Trust, human-AI collab seen defining agentic AI in next few years

Agentic AI is poised to deliver up to US$450 billion in economic value by 2028 yet, despite strong momentum, only 2% of organizations have fully scaled deployment and trust in AI agents is declining. 

Organizations are discovering that AI agents deliver the greatest impact when humans remain actively involved. Nearly three-quarters of executives say the benefits of human oversight outweigh the costs, and 90% view human involvement in AI-driven workflows as either positive or cost-neutral. 

This is according to the latest report from Capgemini Research Institute. It conducted in April 2025 a global survey of 1,500 executives at organizations each with more than $1 billion in annual revenue across 14 countries, including Singapore.

The report found that trust and human oversight are critical factors in realizing the potential of agentic AI, and the gap between intent and readiness is now one of the biggest barriers to realizing the $450 billion opportunity.

Agentic AI is one of the fastest-emerging technological trends, but organizations are still in the early stages of application. While nearly a quarter have already launched pilots and a small number have begun implementation (14%), the majority remain in planning mode.

This steady progress stands in contrast to executive ambition – nearly all (93%) business leaders believe that scaling AI agents over the next 12 months will provide a competitive edge, yet nearly half of organizations still lack a strategy for implementing them.

The study found that in Singapore, the proportion of organizations that maintain a stance of no AI agent involvement is projected to decline by 14%. In contrast, all other levels of AI autonomy are expected to see a moderate increase of approximately 3–4%.

Also, 15% of organizations in Singapore are already piloting initial use cases of AI agents, with 11% having implemented it partially or at-scale.

In addition, 51% of organizations in Singapore still do not have a strategy for implementing AI agents (versus the global average of 46%).

Operations (62%) and Customer Services and Support (56%) emerged as the top business functions in which organizations expect AI agents to manage at least one process or sub-process daily.

However, only 7% of organizations in Singapore fully trust AI agents, with trust in AI agents decreasing since 2024 from an average of 56% to 45%.

In Singapore, safety (64%) and lack of transparency (62%) are the top two risks organizations are concerned about.

In one to three years, 31% of organizations in Singapore believe AI agents will augment human team members, while 33% believe AI agents can act as autonomous members within human-supervised teams.
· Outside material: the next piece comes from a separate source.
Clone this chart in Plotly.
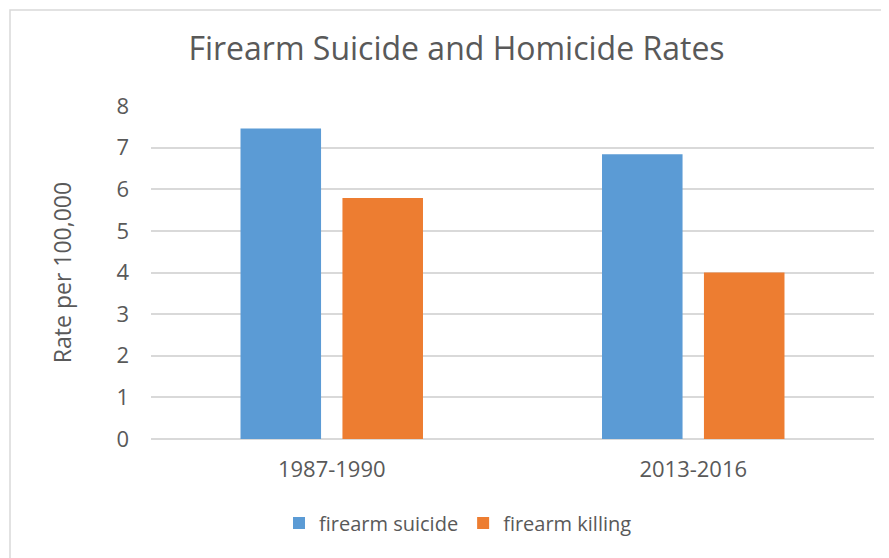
import plotly.graph_objects as go

categories = ["1987-1990", "2013-2016"]
suicide = [7.46, 6.84]
killing = [5.79, 4.0]
y_ticks = [0, 1, 2, 3, 4, 5, 6, 7, 8]

FONT = "Open Sans"
TXT = "#595959"
GRID = "#D9D9D9"

# page body has an 8px margin; canvas is shifted by 8px
W, H = 881, 550
L, R, T, B = 143, 15, 98, 119
PW = W - L - R
PH = H - T - B

fig = go.Figure()
fig.add_trace(go.Bar(name="firearm suicide", x=categories, y=suicide,
                     marker=dict(color="#5B9BD5", line=dict(width=0))))
fig.add_trace(go.Bar(name="firearm killing", x=categories, y=killing,
                     marker=dict(color="#ED7D31", line=dict(width=0))))

fig.update_layout(
    width=W, height=H,
    margin=dict(l=L, r=R, t=T, b=B),
    paper_bgcolor="white", plot_bgcolor="white",
    font=dict(family=FONT, color=TXT, size=22),
    barmode="group", bargap=0.436, bargroupgap=0.21,
    title=dict(text="Firearm Suicide and Homicide Rates",
               font=dict(family=FONT, size=32, color=TXT),
               x=(456.5 - 8) / W, xref="container", xanchor="center",
               y=1 - (49 - 8) / H, yref="container", yanchor="middle"),
    showlegend=True,
    legend=dict(orientation="h", x=(458 - 8 - L) / PW, xanchor="center",
                y=-(523 - 439) / PH, yanchor="middle",
                font=dict(family=FONT, size=20, color=TXT), bgcolor="rgba(0,0,0,0)",
                itemwidth=30, tracegroupgap=0),
    xaxis=dict(showgrid=False, showline=False, ticks="", tickfont=dict(size=22),
               ticklabelstandoff=15),
    yaxis=dict(range=[0, 8], tickvals=y_ticks, showgrid=True, gridcolor=GRID, gridwidth=1.5,
               zeroline=True, zerolinecolor=GRID, zerolinewidth=1.5, showline=False,
               ticks="", tickfont=dict(size=22), ticklabelstandoff=21,
               title=dict(text="Rate per 100,000", font=dict(size=23, color=TXT), standoff=38)),
    shapes=[dict(type="rect", xref="paper", yref="paper",
                 x0=(2 - L) / PW, x1=(900 - L) / PW,
                 y0=(H - B - 2) / PH, y1=-(B + 20) / PH,
                 line=dict(color=GRID, width=1.5), fillcolor="rgba(0,0,0,0)", layer="below")],
)

fig.write_html("out.html")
The top hard skill required to build, manage, and harness the potential of AI agents is data management (69%), and the top soft skill is collaboration/teamwork (69%).

Only 7% of organizations in Singapore have fully integrated ethical AI principles, against the global average of 14%.

“The economic potential of AI agents is significant but realizing this value depends on more than just the technology, it requires a comprehensive and strategic transformation across people, processes and systems,” said Franck Greverie, chief portfolio and technology officer at Capgemini. 

“To succeed, organizations must remain focused on outcomes, reimagining their processes with an AI-first mindset. Central to this transformation is the need to build trust in AI by ensuring it is developed responsibly, with ethics and safety baked in from the outset,” said Greverie. “It also means reshaping organizations to support effective human-AI chemistry, creating the right conditions for these systems to enhance human judgment and help deliver superior business outcomes.”